The show’s signature style remains: long scenes, dialogue that can sting or squirm, humor that arrives sideways. That approach sells, and it gives actors room to play. It also raises a question of identity in a market crowded with series chasing the same mood and moral texture. Landman holds to familiar tools and, at times, leans on well-tested formulas that do the job while shaving off surprise.
Even with those problems, the season generates early momentum. Cami’s rapid consolidation of influence, Gallino’s strategic pressure, and Cooper’s high-risk start-up thread push multiple plots forward. Casting helps. Demi Moore, Andy Garcia, and Sam Elliott add presence and clarity to scenes that need it, and the production uses that star power to keep attention fixed.

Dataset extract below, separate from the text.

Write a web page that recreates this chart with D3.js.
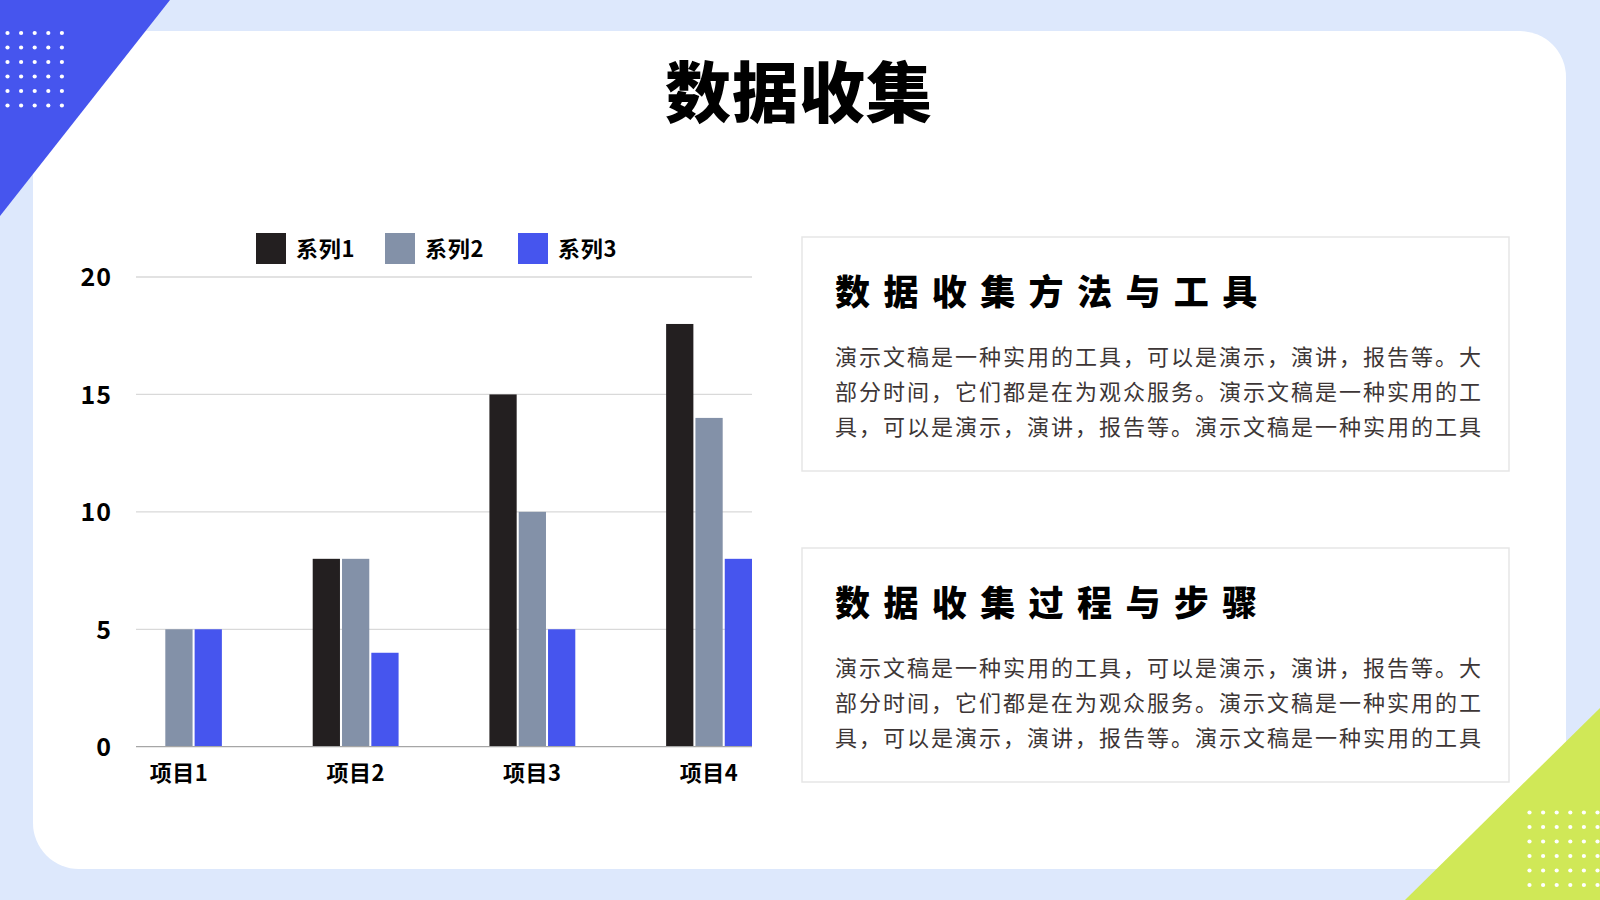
<!DOCTYPE html>
<html>
<head>
<meta charset="utf-8">
<script src="https://cdn.jsdelivr.net/npm/d3@7"></script>
<style>
  html, body { margin: 0; padding: 0; background: #dde8fc; }
  svg { display: block; }
  text { font-family: "Noto Sans CJK SC", "Noto Sans", sans-serif; }
</style>
</head>
<body>
<svg id="chart" width="1600" height="900"></svg>
<script>
const categories = ['项目1', '项目2', '项目3', '项目4'];
const seriesNames = ['系列1', '系列2', '系列3'];
const series1 = [0, 8, 15, 18];
const series2 = [5, 8, 10, 14];
const series3 = [5, 4, 5, 8];
const yTicks = [0, 5, 10, 15, 20];
const seriesColors = ['#231f20', '#8391a8', '#4655ee'];

const cardTitles = ['数据收集方法与工具', '数据收集过程与步骤'];
const cardLines = [
  '演示文稿是一种实用的工具，可以是演示，演讲，报告等。大',
  '部分时间，它们都是在为观众服务。演示文稿是一种实用的工',
  '具，可以是演示，演讲，报告等。演示文稿是一种实用的工具'
];

const svg = d3.select('#chart');

// page background and white panel
svg.append('rect')
  .attr('width', 1600).attr('height', 900)
  .attr('fill', '#dde8fc');
svg.append('rect')
  .attr('x', 33).attr('y', 31)
  .attr('width', 1533).attr('height', 838)
  .attr('rx', 46)
  .attr('fill', '#ffffff');

// corner decorations
svg.append('path')
  .attr('d', 'M0,0 L170,0 L0,216 Z')
  .attr('fill', '#4655ee');
svg.append('path')
  .attr('d', 'M1600,708 L1600,900 L1405,900 Z')
  .attr('fill', '#d0e857');

const dotGrid = (x0, y0, cols, rows, dx, dy) => {
  const pts = [];
  for (const i of d3.range(cols)) {
    for (const j of d3.range(rows)) pts.push([x0 + i * dx, y0 + j * dy]);
  }
  return pts;
};
svg.append('g')
  .selectAll('circle')
  .data(dotGrid(7.5, 33, 5, 6, 13.6, 14.5))
  .enter().append('circle')
    .attr('cx', d => d[0]).attr('cy', d => d[1])
    .attr('r', 2.1).attr('fill', '#ffffff');
svg.append('g')
  .selectAll('circle')
  .data(dotGrid(1529.5, 812.5, 6, 6, 13.6, 14.5))
  .enter().append('circle')
    .attr('cx', d => d[0]).attr('cy', d => d[1])
    .attr('r', 2.1).attr('fill', '#ffffff');

// main title
svg.append('text')
  .attr('x', 799).attr('y', 88)
  .attr('text-anchor', 'middle')
  .attr('dominant-baseline', 'central')
  .attr('font-size', 66)
  .attr('font-weight', 900)
  .attr('letter-spacing', 1)
  .attr('fill', '#000000')
  .text('数据收集');

// chart
const x = d3.scaleBand()
  .domain(categories)
  .range([136, 752])
  .paddingInner(0.514)
  .paddingOuter(0);
const xSub = d3.scaleBand()
  .domain(d3.range(seriesNames.length))
  .range([0, x.bandwidth()])
  .paddingInner(0.07);
const y = d3.scaleLinear()
  .domain([0, 20])
  .range([746.7, 277]);

const grid = svg.append('g').classed('grid', true);
grid.selectAll('line')
  .data(yTicks.filter(t => t !== 0))
  .enter().append('line')
    .attr('x1', 136).attr('x2', 752)
    .attr('y1', d => y(d)).attr('y2', d => y(d))
    .attr('stroke', '#d9d9d9')
    .attr('stroke-width', 1.3);

const yAxis = d3.axisLeft(y)
  .tickValues(yTicks)
  .tickSize(0)
  .tickPadding(0);
const yAxisG = svg.append('g')
  .attr('transform', 'translate(112,0)')
  .call(yAxis);
yAxisG.select('.domain').remove();
yAxisG.selectAll('text')
  .attr('font-size', 25)
  .attr('font-weight', 700)
  .attr('letter-spacing', 1)
  .attr('fill', '#000000')
  .attr('dy', '0.35em');

const seriesData = [series1, series2, series3];
const groups = svg.append('g')
  .selectAll('g')
  .data(categories)
  .enter().append('g')
    .attr('transform', d => `translate(${x(d)},0)`);
groups.selectAll('rect')
  .data((d, i) => seriesData.map((s, k) => ({ k, value: s[i] })))
  .enter().append('rect')
    .attr('x', d => xSub(d.k))
    .attr('width', xSub.bandwidth())
    .attr('y', d => y(d.value))
    .attr('height', d => y(0) - y(d.value))
    .attr('fill', d => seriesColors[d.k]);

svg.append('line')
  .attr('x1', 136).attr('x2', 752)
  .attr('y1', y(0)).attr('y2', y(0))
  .attr('stroke', '#a6a6a6')
  .attr('stroke-width', 1.3);

const xAxis = d3.axisBottom(x).tickSize(0).tickPadding(0);
const xAxisG = svg.append('g')
  .attr('transform', `translate(0,${y(0)})`)
  .call(xAxis);
xAxisG.select('.domain').remove();
xAxisG.selectAll('text')
  .attr('font-size', 22)
  .attr('font-weight', 700)
  .attr('letter-spacing', 0.5)
  .attr('fill', '#000000')
  .attr('dy', 0)
  .attr('y', 34);

// legend
const legendX = [256, 385, 518];
const legend = svg.append('g')
  .selectAll('g')
  .data(seriesNames)
  .enter().append('g')
    .attr('transform', (d, i) => `translate(${legendX[i]},233)`);
legend.append('rect')
  .attr('width', 30).attr('height', 31)
  .attr('fill', (d, i) => seriesColors[i]);
legend.append('text')
  .attr('x', 40).attr('y', 14)
  .attr('dominant-baseline', 'central')
  .attr('font-size', 22)
  .attr('font-weight', 700)
  .attr('letter-spacing', 0.8)
  .attr('fill', '#000000')
  .text(d => d);

// text cards
const cardTop = [237, 548];
const cards = svg.append('g')
  .selectAll('g')
  .data(cardTitles)
  .enter().append('g')
    .attr('transform', (d, i) => `translate(802,${cardTop[i]})`);
cards.append('rect')
  .attr('width', 707).attr('height', 234)
  .attr('fill', '#ffffff')
  .attr('stroke', '#e6e6e6')
  .attr('stroke-width', 1.5);
cards.append('text')
  .attr('x', 33).attr('y', 52)
  .attr('dominant-baseline', 'central')
  .attr('font-size', 35)
  .attr('font-weight', 900)
  .attr('letter-spacing', 13.4)
  .attr('fill', '#000000')
  .text(d => d);
cards.selectAll('text.body')
  .data(cardLines)
  .enter().append('text')
    .classed('body', true)
    .attr('x', 33)
    .attr('y', (d, i) => 118 + i * 35)
    .attr('dominant-baseline', 'central')
    .attr('font-size', 22)
    .attr('letter-spacing', 2.0)
    .attr('fill', '#3d3636')
    .text(d => d);
</script>
</body>
</html>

The season reads as a case study in a dominant creative house favoring stylistic continuity over structural reinvention, betting that consistent tone, marquee performers, and a durable setting can hold viewers while the story finds sharper shape.
Landman Season 2 is the continuing drama following oilman Tommy Norris (Billy Bob Thornton) in the volatile world of West Texas oil. The series, which is a television adaptation of the popular Boomtown podcast, was renewed by Paramount+ and is scheduled to premiere its second season on Sunday, November 16, 2025. New episodes will be released weekly on the platform. The story deepens the corporate intrigue at M-Tex Oil following the death of its owner, while introducing new characters like Tommy’s estranged father, played by Sam Elliott.
Credits
Title: Landman Season 2
Distributor: Paramount+
Release date: November 16, 2025
Rating: TV-MA
Running time: Approximately 50–60 minutes per episode (10 episodes total)

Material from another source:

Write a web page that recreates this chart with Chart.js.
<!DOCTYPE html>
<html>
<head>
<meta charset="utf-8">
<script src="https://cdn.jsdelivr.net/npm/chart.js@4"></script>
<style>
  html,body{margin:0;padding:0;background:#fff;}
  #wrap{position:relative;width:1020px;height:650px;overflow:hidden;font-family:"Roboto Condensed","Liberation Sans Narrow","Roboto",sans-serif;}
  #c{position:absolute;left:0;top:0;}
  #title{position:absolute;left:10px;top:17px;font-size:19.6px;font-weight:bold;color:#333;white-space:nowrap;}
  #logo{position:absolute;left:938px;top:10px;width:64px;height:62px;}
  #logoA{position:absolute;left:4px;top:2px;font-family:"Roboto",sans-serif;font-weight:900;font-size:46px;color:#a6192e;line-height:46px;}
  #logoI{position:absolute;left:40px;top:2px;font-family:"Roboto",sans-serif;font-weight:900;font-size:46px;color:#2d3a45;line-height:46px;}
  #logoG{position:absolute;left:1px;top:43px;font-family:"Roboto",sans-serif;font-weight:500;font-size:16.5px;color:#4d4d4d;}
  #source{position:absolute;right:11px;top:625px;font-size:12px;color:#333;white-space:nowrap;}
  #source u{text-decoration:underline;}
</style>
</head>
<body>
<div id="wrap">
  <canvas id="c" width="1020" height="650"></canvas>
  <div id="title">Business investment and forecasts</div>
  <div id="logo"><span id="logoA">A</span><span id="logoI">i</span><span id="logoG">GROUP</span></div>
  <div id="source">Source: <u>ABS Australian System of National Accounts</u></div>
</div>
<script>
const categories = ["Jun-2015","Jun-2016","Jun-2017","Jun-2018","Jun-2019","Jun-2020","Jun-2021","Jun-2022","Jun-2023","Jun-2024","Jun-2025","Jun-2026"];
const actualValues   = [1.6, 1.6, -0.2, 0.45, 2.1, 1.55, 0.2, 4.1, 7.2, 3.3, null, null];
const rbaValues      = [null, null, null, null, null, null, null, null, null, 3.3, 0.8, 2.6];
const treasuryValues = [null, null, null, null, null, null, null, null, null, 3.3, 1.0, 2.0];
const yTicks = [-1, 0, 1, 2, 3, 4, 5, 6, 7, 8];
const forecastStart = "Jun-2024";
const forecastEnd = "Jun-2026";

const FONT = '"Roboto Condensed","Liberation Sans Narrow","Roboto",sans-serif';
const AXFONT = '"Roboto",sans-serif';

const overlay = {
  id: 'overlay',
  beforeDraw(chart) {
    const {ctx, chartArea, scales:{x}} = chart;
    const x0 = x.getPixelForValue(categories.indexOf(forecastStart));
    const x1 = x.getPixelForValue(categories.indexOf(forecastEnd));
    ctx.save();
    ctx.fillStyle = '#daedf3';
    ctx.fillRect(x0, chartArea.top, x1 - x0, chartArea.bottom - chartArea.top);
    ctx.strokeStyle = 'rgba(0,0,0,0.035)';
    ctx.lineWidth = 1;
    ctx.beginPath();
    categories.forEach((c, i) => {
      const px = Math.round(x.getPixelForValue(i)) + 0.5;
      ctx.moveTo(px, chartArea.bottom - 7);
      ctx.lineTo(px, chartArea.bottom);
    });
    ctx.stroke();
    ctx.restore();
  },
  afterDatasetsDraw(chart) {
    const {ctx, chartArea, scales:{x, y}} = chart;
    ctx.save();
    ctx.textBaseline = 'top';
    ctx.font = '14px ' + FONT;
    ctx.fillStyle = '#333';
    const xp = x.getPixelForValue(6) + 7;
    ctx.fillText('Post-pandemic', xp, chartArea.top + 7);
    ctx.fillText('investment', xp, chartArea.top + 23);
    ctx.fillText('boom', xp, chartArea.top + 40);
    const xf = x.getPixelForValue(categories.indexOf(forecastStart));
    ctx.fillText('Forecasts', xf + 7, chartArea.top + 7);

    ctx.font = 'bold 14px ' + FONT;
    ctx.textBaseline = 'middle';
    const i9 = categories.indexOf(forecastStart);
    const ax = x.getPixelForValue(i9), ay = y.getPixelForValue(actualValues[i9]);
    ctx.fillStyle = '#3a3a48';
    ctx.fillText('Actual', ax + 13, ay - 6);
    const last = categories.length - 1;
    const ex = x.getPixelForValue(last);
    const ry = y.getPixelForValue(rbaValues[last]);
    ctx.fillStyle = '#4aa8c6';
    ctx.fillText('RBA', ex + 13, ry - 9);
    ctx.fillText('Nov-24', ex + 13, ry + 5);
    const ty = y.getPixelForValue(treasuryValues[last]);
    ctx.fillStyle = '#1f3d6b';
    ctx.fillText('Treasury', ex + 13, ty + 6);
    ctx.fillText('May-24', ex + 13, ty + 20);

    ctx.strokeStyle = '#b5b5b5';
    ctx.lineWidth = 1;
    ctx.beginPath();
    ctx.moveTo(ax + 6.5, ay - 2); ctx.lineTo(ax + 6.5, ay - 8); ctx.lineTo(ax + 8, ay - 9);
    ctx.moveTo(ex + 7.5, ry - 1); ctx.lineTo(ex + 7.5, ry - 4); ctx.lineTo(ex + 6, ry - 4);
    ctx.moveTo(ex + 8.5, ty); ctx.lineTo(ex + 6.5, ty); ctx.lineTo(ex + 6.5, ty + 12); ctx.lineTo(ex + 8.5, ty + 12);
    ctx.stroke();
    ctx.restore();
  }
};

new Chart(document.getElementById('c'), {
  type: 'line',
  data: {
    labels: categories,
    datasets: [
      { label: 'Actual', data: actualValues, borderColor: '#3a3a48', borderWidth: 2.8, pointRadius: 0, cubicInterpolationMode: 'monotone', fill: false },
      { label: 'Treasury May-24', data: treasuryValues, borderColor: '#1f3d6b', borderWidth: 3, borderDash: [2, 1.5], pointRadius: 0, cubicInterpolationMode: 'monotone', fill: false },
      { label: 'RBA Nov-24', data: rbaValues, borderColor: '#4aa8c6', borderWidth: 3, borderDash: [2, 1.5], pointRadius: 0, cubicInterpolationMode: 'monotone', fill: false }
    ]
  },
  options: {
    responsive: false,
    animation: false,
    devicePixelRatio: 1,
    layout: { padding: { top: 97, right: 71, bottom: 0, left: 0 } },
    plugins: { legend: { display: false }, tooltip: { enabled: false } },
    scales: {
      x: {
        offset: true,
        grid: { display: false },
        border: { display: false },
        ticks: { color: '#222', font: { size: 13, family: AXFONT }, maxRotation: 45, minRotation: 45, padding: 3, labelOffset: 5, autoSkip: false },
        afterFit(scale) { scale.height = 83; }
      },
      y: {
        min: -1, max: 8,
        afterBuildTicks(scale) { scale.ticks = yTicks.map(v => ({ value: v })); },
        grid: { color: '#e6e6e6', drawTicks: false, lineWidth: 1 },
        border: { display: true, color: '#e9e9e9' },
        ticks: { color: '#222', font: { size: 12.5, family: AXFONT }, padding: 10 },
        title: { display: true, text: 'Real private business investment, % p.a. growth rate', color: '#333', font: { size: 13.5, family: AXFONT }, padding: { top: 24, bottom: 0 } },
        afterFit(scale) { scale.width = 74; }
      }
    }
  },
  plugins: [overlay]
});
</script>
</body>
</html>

Director: Stephen Kay, TBA (for subsequent episodes)
Writers: Taylor Sheridan, Christian Wallace (creator credit), Taylor Sheridan (episode writer)
Producers and Executive Producers: Taylor Sheridan, David C. Glasser, David Hutkin, Ron Burkle, Bob Yari, Christian Wallace, Billy Bob Thornton, G.P. Marsh
Cast: Billy Bob Thornton, Demi Moore, Ali Larter, Michelle Randolph, Jacob Lofland, Sam Elliott, Paulina Chávez, Andy Garcia, Mark Collie, Colm Feore, James Jordan, Kayla Wallace, Stefania Spampinato
Composer: Andrew Lockington
The Review
Landman Season 2
Landman Season 2 showcases star power and sharp corporate tension, particularly with Demi Moore's expanded role bringing necessary complexity to M-Tex's fight for survival. Billy Bob Thornton remains a compelling anchor. However, the season stumbles with disjointed pacing and a significant creative oversight in its characterization of women like Angela and Ainsley, reducing potential complexity to tired clichés. The series is ultimately a familiar, uneven ride: high-stakes genre entertainment elevated by casting, but limited by structural and representational contradictions.
PROS
- Cami Miller's expanded, commanding, and complex role.
- Billy Bob Thornton's compelling, weathered central performance.
- Introduction of T.L. Norris (Sam Elliott) and the potential for a powerful father-son dynamic.
- High-stakes corporate and geopolitical intrigue (Gallino/M-Tex).
- Strong cinematography and immersive West Texas setting.
- Capable supporting performance from Rebecca Falcone (Kayla Wallace).
CONS
- Regressive, stereotypical writing for Angela and Ainsley Norris.
- Inconsistent tone where family melodrama clashes with corporate plot.
- Jarring or rough start/pacing issues in the premiere episode.
- Struggles to find a unique identity outside of the creator's established formula.
- Characters often feel static despite changing circumstances.